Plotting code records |
**********

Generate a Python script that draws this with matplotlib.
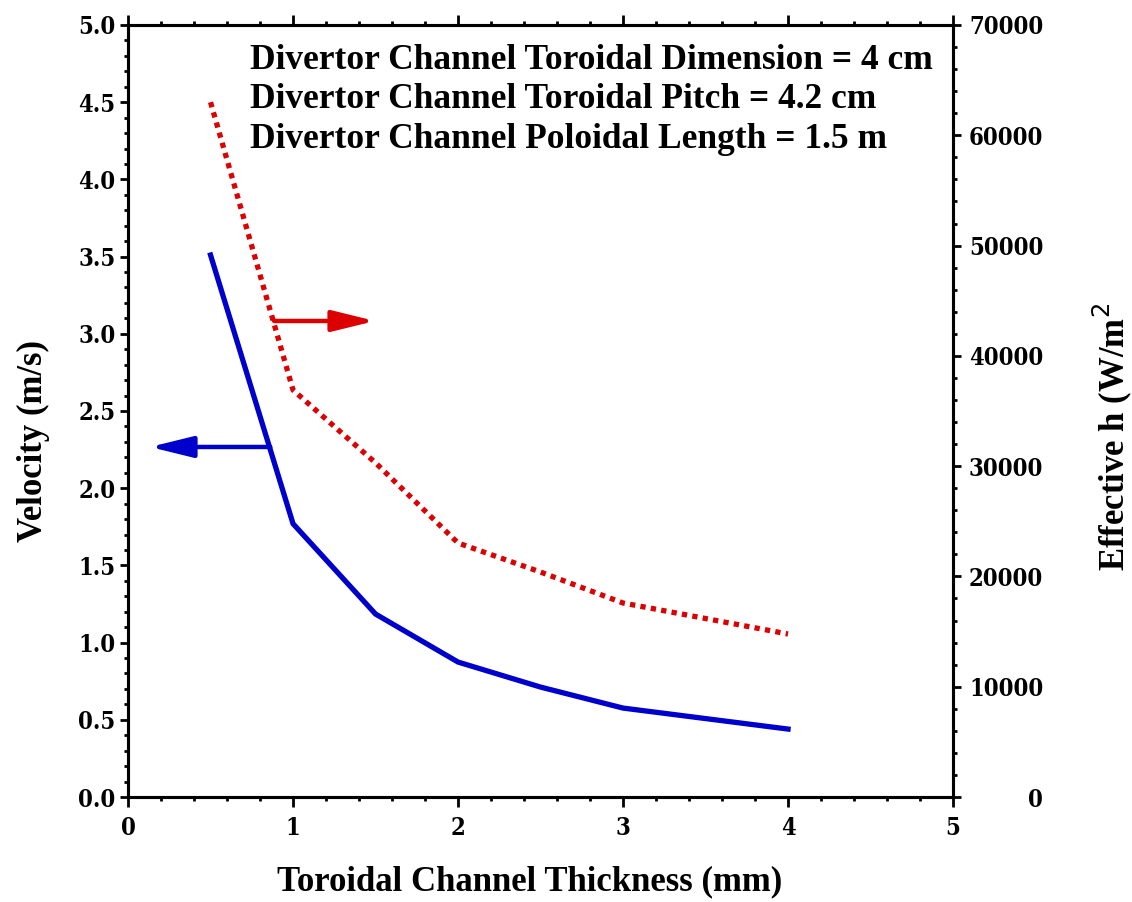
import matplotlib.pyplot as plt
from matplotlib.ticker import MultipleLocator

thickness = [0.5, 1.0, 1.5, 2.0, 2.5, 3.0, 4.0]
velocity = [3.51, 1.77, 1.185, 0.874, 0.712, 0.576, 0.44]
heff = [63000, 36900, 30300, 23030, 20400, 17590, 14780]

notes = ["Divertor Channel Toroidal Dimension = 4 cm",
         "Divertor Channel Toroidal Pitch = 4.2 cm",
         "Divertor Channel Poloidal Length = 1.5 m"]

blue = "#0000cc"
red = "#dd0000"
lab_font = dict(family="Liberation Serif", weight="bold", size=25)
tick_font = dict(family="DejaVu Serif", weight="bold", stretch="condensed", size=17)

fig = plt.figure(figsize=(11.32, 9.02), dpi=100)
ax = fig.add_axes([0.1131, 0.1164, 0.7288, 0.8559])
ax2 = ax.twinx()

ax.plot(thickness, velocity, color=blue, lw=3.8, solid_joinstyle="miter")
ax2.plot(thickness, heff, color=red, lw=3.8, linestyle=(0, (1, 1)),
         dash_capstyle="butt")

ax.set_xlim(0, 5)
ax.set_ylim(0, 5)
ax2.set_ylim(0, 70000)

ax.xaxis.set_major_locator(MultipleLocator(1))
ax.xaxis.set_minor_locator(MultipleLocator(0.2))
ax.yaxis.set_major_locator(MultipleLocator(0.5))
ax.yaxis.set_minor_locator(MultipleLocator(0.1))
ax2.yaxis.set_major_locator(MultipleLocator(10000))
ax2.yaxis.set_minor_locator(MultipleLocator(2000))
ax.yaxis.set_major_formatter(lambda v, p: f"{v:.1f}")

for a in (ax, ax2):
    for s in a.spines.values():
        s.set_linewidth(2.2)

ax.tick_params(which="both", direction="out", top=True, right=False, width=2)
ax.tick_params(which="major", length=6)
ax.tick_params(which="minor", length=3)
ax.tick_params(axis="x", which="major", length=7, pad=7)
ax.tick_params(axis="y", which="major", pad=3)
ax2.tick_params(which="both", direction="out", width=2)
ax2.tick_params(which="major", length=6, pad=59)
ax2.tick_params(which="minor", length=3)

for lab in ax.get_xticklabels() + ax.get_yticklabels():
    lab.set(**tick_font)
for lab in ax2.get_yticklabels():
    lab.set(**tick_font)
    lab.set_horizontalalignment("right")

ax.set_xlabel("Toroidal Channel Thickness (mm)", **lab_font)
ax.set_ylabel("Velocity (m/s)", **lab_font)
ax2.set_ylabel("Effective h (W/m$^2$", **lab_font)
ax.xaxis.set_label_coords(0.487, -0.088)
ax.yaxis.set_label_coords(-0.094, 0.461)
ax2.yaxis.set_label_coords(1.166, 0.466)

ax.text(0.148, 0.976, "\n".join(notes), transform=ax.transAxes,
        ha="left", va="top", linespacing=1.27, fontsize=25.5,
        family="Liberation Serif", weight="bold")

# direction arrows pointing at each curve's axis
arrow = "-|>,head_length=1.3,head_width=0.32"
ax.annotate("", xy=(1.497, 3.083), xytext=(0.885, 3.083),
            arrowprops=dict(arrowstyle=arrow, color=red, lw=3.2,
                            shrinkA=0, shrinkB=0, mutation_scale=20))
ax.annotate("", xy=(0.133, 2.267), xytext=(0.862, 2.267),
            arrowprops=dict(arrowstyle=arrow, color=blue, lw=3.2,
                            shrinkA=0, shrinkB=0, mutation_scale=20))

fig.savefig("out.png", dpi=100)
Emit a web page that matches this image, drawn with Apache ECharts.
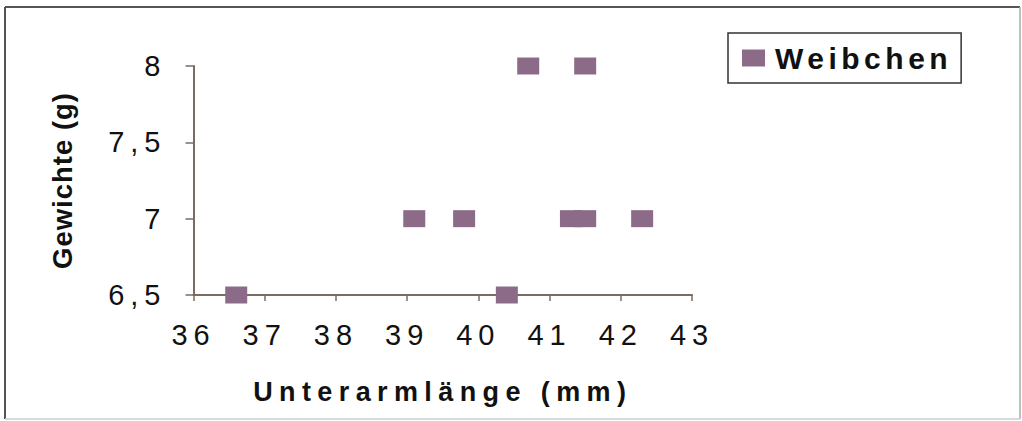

**********

Work required | The pictures in the entries should be left out; output everything else exactly.

Complete response |
Generate a Python script that draws this with matplotlib.
import matplotlib.pyplot as plt
from matplotlib.ticker import MultipleLocator

thickness = [0.5, 1.0, 1.5, 2.0, 2.5, 3.0, 4.0]
velocity = [3.51, 1.77, 1.185, 0.874, 0.712, 0.576, 0.44]
heff = [63000, 36900, 30300, 23030, 20400, 17590, 14780]

notes = ["Divertor Channel Toroidal Dimension = 4 cm",
         "Divertor Channel Toroidal Pitch = 4.2 cm",
         "Divertor Channel Poloidal Length = 1.5 m"]

blue = "#0000cc"
red = "#dd0000"
lab_font = dict(family="Liberation Serif", weight="bold", size=25)
tick_font = dict(family="DejaVu Serif", weight="bold", stretch="condensed", size=17)

fig = plt.figure(figsize=(11.32, 9.02), dpi=100)
ax = fig.add_axes([0.1131, 0.1164, 0.7288, 0.8559])
ax2 = ax.twinx()

ax.plot(thickness, velocity, color=blue, lw=3.8, solid_joinstyle="miter")
ax2.plot(thickness, heff, color=red, lw=3.8, linestyle=(0, (1, 1)),
         dash_capstyle="butt")

ax.set_xlim(0, 5)
ax.set_ylim(0, 5)
ax2.set_ylim(0, 70000)

ax.xaxis.set_major_locator(MultipleLocator(1))
ax.xaxis.set_minor_locator(MultipleLocator(0.2))
ax.yaxis.set_major_locator(MultipleLocator(0.5))
ax.yaxis.set_minor_locator(MultipleLocator(0.1))
ax2.yaxis.set_major_locator(MultipleLocator(10000))
ax2.yaxis.set_minor_locator(MultipleLocator(2000))
ax.yaxis.set_major_formatter(lambda v, p: f"{v:.1f}")

for a in (ax, ax2):
    for s in a.spines.values():
        s.set_linewidth(2.2)

ax.tick_params(which="both", direction="out", top=True, right=False, width=2)
ax.tick_params(which="major", length=6)
ax.tick_params(which="minor", length=3)
ax.tick_params(axis="x", which="major", length=7, pad=7)
ax.tick_params(axis="y", which="major", pad=3)
ax2.tick_params(which="both", direction="out", width=2)
ax2.tick_params(which="major", length=6, pad=59)
ax2.tick_params(which="minor", length=3)

for lab in ax.get_xticklabels() + ax.get_yticklabels():
    lab.set(**tick_font)
for lab in ax2.get_yticklabels():
    lab.set(**tick_font)
    lab.set_horizontalalignment("right")

ax.set_xlabel("Toroidal Channel Thickness (mm)", **lab_font)
ax.set_ylabel("Velocity (m/s)", **lab_font)
ax2.set_ylabel("Effective h (W/m$^2$", **lab_font)
ax.xaxis.set_label_coords(0.487, -0.088)
ax.yaxis.set_label_coords(-0.094, 0.461)
ax2.yaxis.set_label_coords(1.166, 0.466)

ax.text(0.148, 0.976, "\n".join(notes), transform=ax.transAxes,
        ha="left", va="top", linespacing=1.27, fontsize=25.5,
        family="Liberation Serif", weight="bold")

# direction arrows pointing at each curve's axis
arrow = "-|>,head_length=1.3,head_width=0.32"
ax.annotate("", xy=(1.497, 3.083), xytext=(0.885, 3.083),
            arrowprops=dict(arrowstyle=arrow, color=red, lw=3.2,
                            shrinkA=0, shrinkB=0, mutation_scale=20))
ax.annotate("", xy=(0.133, 2.267), xytext=(0.862, 2.267),
            arrowprops=dict(arrowstyle=arrow, color=blue, lw=3.2,
                            shrinkA=0, shrinkB=0, mutation_scale=20))

fig.savefig("out.png", dpi=100)
Emit a web page that matches this image, drawn with Apache ECharts.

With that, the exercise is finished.